When I think of fried rice, I will imagine a Chinese chef literally frying rice using a wok over a big fire.  This is one dish that I enjoy eating especially as a 'take away' meal when I have to eat dinner alone.

It was about 2 weeks ago while shopping for Chinese tea bags that I came across this Fried Rice Green Tea.  If you continue to read the label, this tea is Genmai Cha.  I went online to get more information and Genmai tea is actually green tea blended with roasted rice.  This tea, seemed to suggest, from the picture on the teabox, that this is a popular tea in Japan.  I remembered that I had tried Hoji tea in Nagoya a few years ago and that tea was actually roasted green tea.  I remembered the tea tasted earthy and had a mild sweet aftertaste.  I might still have a packet of Hoji tea in my freezer.  

My conclusion is that 'Fried Rice Green Tea' must be an episode of 'lost in translation'.  There was a time in the 80s and 90s where English translations were sometimes taken too literally that reading them would sound frightening or humorous.  The 2nd pix was sent to me by a friend some time ago.  I have no idea who took this pix.  I will give credit to the pix when I get the information.  

Sadly, there is no fried rice in this tea.  I am going to my tea cupboard to choose a tea to brew today.  Perhaps a pu erh tea biscuit.  

Sunday, May 21, 2017

Teabag Shopping







I have a friend that drinks and collects Chinese tea bags as hobby.  I never thought that collecting Chinese tea bags can be a hobby.  Most of his teabags were already factory packed in boxes and these boxes were normally factory wrapped in clear plastic.  Chinese teabag boxes normally comes in a box of 20 teabags or in larger boxes of 100 teabags.These boxes are quite colourful and are sometimes decorated with nice drawings usually about tea.  One tip, I got from my friend, is not to expose the tea boxes  to prolonged light as the colours on the tea boxes will fade.  My tea friend is pretty serious in his collection keeping his tea boxes mint in carton boxes and only displaying those which he has multiple 'copies/boxes'.  

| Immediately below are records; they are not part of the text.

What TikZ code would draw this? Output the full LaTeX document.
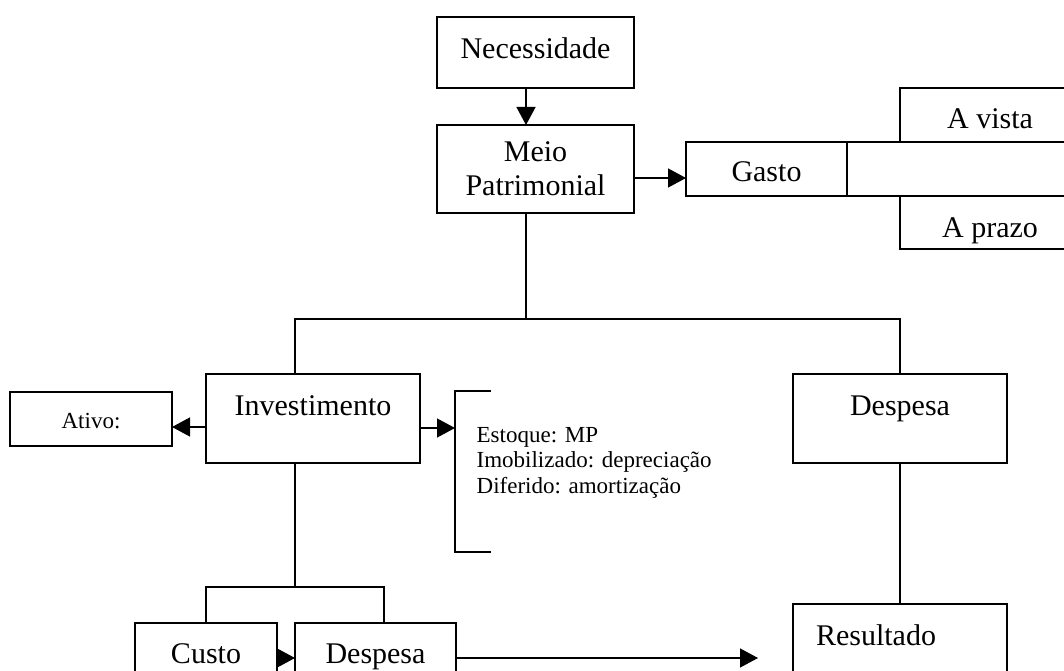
\documentclass[tikz,border=0pt]{standalone}
\usepackage{fontspec}
\setmainfont{Liberation Serif}
\usetikzlibrary{arrows.meta}
\begin{document}
\begin{tikzpicture}[x=1pt, y=-1pt, line width=1.3pt, >={Triangle[length=18pt,width=19pt]},
    box/.style={shape=rectangle, draw, anchor=north west, inner sep=0pt, outer sep=0pt, font=\fontsize{30}{34}\selectfont},
    small/.style={font=\fontsize{23}{25.5}\selectfont}]
  \useasboundingbox (0,0) rectangle (1064,671);
  \clip (0,0) rectangle (1064,671);
  % Nodes
  \node[box, minimum width=197pt, text height=42pt, text depth=29pt] (nec) at (437,17) {Necessidade};
  \node[box, minimum width=197pt, minimum height=88pt, align=center] (meio) at (437,125) {Meio\\Patrimonial};
  \node[box, minimum width=161pt, text height=40pt, text depth=14pt] (gasto) at (686,142) {Gasto};
  \node[box, minimum width=180pt, text height=41pt, text depth=13pt] (avista) at (900,88) {A vista};
  \node[box, minimum width=180pt, text height=41pt, text depth=12pt] (aprazo) at (900,196) {A prazo};
  \node[box, small, minimum width=162pt, text height=36pt, text depth=18pt] (ativo) at (10,392) {Ativo:};
  \node[box, minimum width=214pt, text height=41pt, text depth=48pt] (invest) at (206,374) {Investimento};
  \node[box, minimum width=214pt, text height=41pt, text depth=48pt] (desp) at (793,374) {Despesa};
  \node[box, minimum width=142pt, text height=40pt, text depth=27pt] (custo) at (135,623) {Custo};
  \node[box, minimum width=161pt, text height=40pt, text depth=27pt] (desp2) at (295,623) {Despesa};
  \node[box, inner xsep=23pt, text width=168pt, align=left, text height=41pt, text depth=45pt] (result) at (793,604) {Resultado};
  \node[small, anchor=north west, inner sep=0pt, align=left] (stock) at (476,426.4) {Estoque: MP\\Imobilizado: depreciação\\Diferido: amortização};
  \coordinate (trunk) at (526,319);
  \coordinate (jL) at (295,319);
  \coordinate (jLow) at (295,587);
  \coordinate (kR) at (384,587);
  \coordinate (brT) at (455,391);
  \coordinate (brB) at (455,552);
  \coordinate (flow) at (758,658);
  % Edges
  \draw[->] (nec.south -| trunk) -- (meio.north -| trunk);
  \draw (meio.south -| trunk) -- (trunk);
  \draw (invest.north -| jL) -- (jL) -- (jL -| desp.north) -- (desp.north);
  \draw[->] ([yshift=-9pt]meio.east) -- ([yshift=-9pt]meio.east -| gasto.west);
  \draw (gasto.north east) -- (avista.south west);
  \draw (gasto.south east) -- (aprazo.north west);
  \draw[->] ([yshift=-8.5pt]invest.west) -- ([yshift=-8.5pt]invest.west -| ativo.east);
  \draw[->] ([yshift=-9.5pt]invest.east) -- ([yshift=-9.5pt]invest.east -| brT);
  \draw ([xshift=36pt]brT) -- (brT) -- (brB) -- ([xshift=36pt]brB);
  \draw (invest.south -| jLow) -- (jLow);
  \draw (custo.north) -- (custo.north |- jLow) -- (kR) -- (kR |- desp2.north);
  \draw (desp.south) -- (desp.south |- result.north);
  \draw[->] (custo.east |- flow) -- (desp2.west |- flow);
  \draw[->] (desp2.east |- flow) -- (flow);
\end{tikzpicture}
\end{document}
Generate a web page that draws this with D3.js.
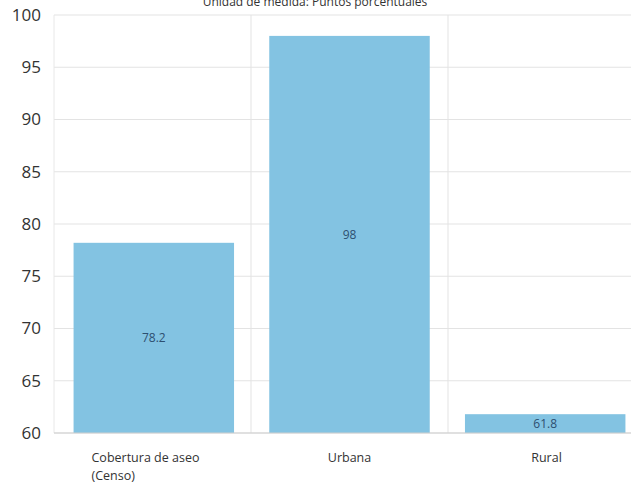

I met him for lunch last month and we went round a few shops in town looking for Chinese teabags to add to his collection.  You would have noticed that I ended up with 2 tea boxes and a rice pattern porcelain jar.  I believe the right description is a milk pot/jar.  This unused late 80s milk pot is 4 inches (10cm) high and I am guessing would hold about 350ml of tea.  Yes, I intend to brew tea in it and it would be brewing with Chinese tea bags.  I was also considering to use it as a small tea waste jar when I am brewing tea by myself.  A happy purchase.

Back to the teabags.  The Da Hong Pao is produced by  Xiamen Tea Import and Export Co under the 'Butterfly' Brand.   The Yunnan Tuocha teabag is not produced in Yunnan but by Guangdong Tea Import and Export Ltd.  There were French words on the labels of this Pu erh tea box which seems to indicate that one of the major markets for this pu erh was France.  I was not surprised as I had seen a 80s Xiaguan ripe tuo in box, printed with information about the tea in French.  

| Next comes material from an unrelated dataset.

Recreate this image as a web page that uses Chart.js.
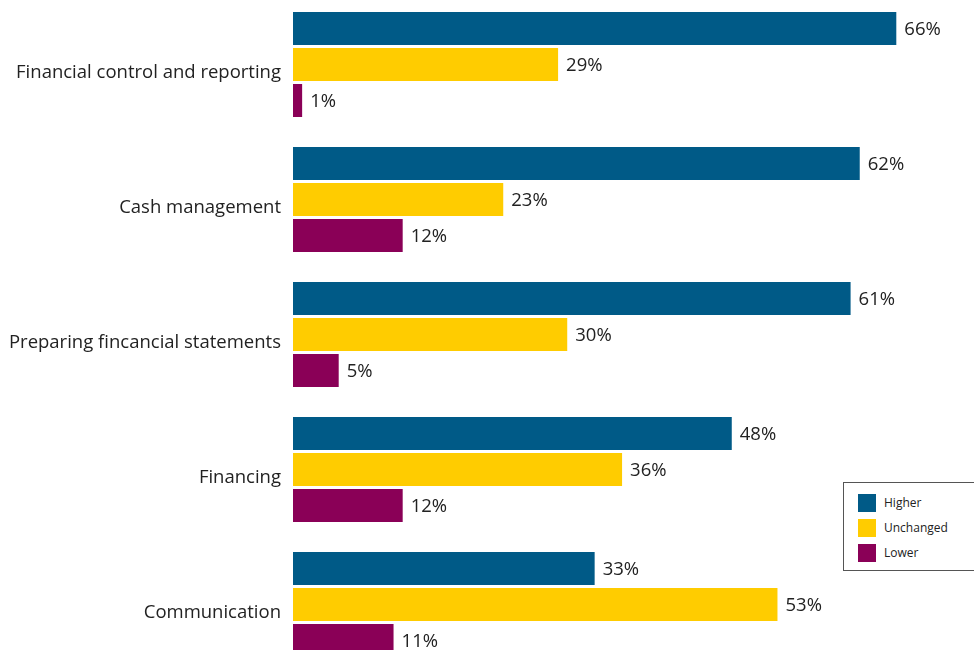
<!DOCTYPE html>
<html>
<head>
<meta charset="utf-8">
<script src="https://cdn.jsdelivr.net/npm/chart.js@4.4.1/dist/chart.umd.min.js"></script>
<style>
  html, body { margin: 0; padding: 0; background: #fff; overflow: hidden; }
  body { width: 974px; height: 650px; position: relative; font-family: "Open Sans", sans-serif; }
  #wrap { position: absolute; left: 0; top: -3px; width: 974px; height: 675px; }
  #legend {
    position: absolute; left: 843px; top: 482px; width: 140px; height: 89px;
    border: 1px solid #555; box-sizing: border-box; background: #fff;
  }
  #legend .item { position: absolute; left: 14px; height: 18px; font-size: 12px; color: #222; line-height: 18px; white-space: nowrap; }
  #legend .sw { display: inline-block; width: 18px; height: 18px; vertical-align: top; margin-right: 8px; }
</style>
</head>
<body>
<div id="wrap"><canvas id="chart"></canvas></div>
<div id="legend"></div>
<script>
// Datos
const categories = [
  'Financial control and reporting',
  'Cash management',
  'Preparing fincancial statements',
  'Financing',
  'Communication'
];
const seriesNames = ['Higher', 'Unchanged', 'Lower'];
const higher    = [66, 62, 61, 48, 33];
const unchanged = [29, 23, 30, 36, 53];
const lower     = [1, 12, 5, 12, 11];
const colors    = ['#005a87', '#ffcc00', '#8a0057'];

// Etiquetas de valor al final de cada barra
const valueLabels = {
  id: 'valueLabels',
  afterDatasetsDraw(chart) {
    const ctx = chart.ctx;
    ctx.save();
    ctx.font = '18.5px "Open Sans", sans-serif';
    ctx.fillStyle = '#222';
    ctx.textBaseline = 'middle';
    ctx.textAlign = 'left';
    chart.data.datasets.forEach((ds, i) => {
      chart.getDatasetMeta(i).data.forEach((bar, j) => {
        ctx.fillText(ds.data[j] + '%', bar.x + 8, bar.y + 1);
      });
    });
    ctx.restore();
  }
};

new Chart(document.getElementById('chart'), {
  type: 'bar',
  data: {
    labels: categories,
    datasets: [
      { label: seriesNames[0], data: higher,    backgroundColor: colors[0] },
      { label: seriesNames[1], data: unchanged, backgroundColor: colors[1] },
      { label: seriesNames[2], data: lower,     backgroundColor: colors[2] }
    ]
  },
  options: {
    indexAxis: 'y',
    responsive: true,
    maintainAspectRatio: false,
    animation: false,
    categoryPercentage: 0.8,
    barPercentage: 33 / 36,
    layout: { padding: 0 },
    plugins: {
      legend: { display: false },
      tooltip: { enabled: false }
    },
    scales: {
      x: {
        display: false,
        min: 0,
        max: 74.5
      },
      y: {
        border: { display: false },
        grid: { display: false, drawTicks: false },
        ticks: {
          color: '#222',
          font: { family: '"Open Sans", sans-serif', size: 18.5 },
          padding: 12,
          labelOffset: 8
        },
        afterFit: scale => {
          scale.width = 293;
          scale.paddingTop = 0;
          scale.paddingBottom = 0;
        }
      }
    }
  },
  plugins: [valueLabels]
});

// Leyenda
const legend = document.getElementById('legend');
seriesNames.forEach((name, i) => {
  const item = document.createElement('div');
  item.className = 'item';
  item.style.top = (11 + i * 25) + 'px';
  item.innerHTML = `<span class="sw" style="background:${colors[i]}"></span>${name}`;
  legend.appendChild(item);
});
</script>
</body>
</html>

I found the Da Hong Pao tea light.  Its not the teabag's fault though.  I drink my Da Hong Pao very strong, up to 10g of tea for a 150ml teapot.  The 2g of tea in the teabag was mild.  I could detect the floral scents and oolong taste but I think using 2 teabags next time might be a better solution for me.  The pu erh teabag was, to me, a more interesting purchase.  One teabag could get me a strong cup of ripe pu erh (better results when you use boiling water for teabags).  Aroma was quite pleasant and it even had hints of old leather scent in the tea.  

Buying Chinese tea in teabags will not burn a hole in your wallet.  They make for a good and inexpensive tea when you are on the road.  Can be an interesting hobby too.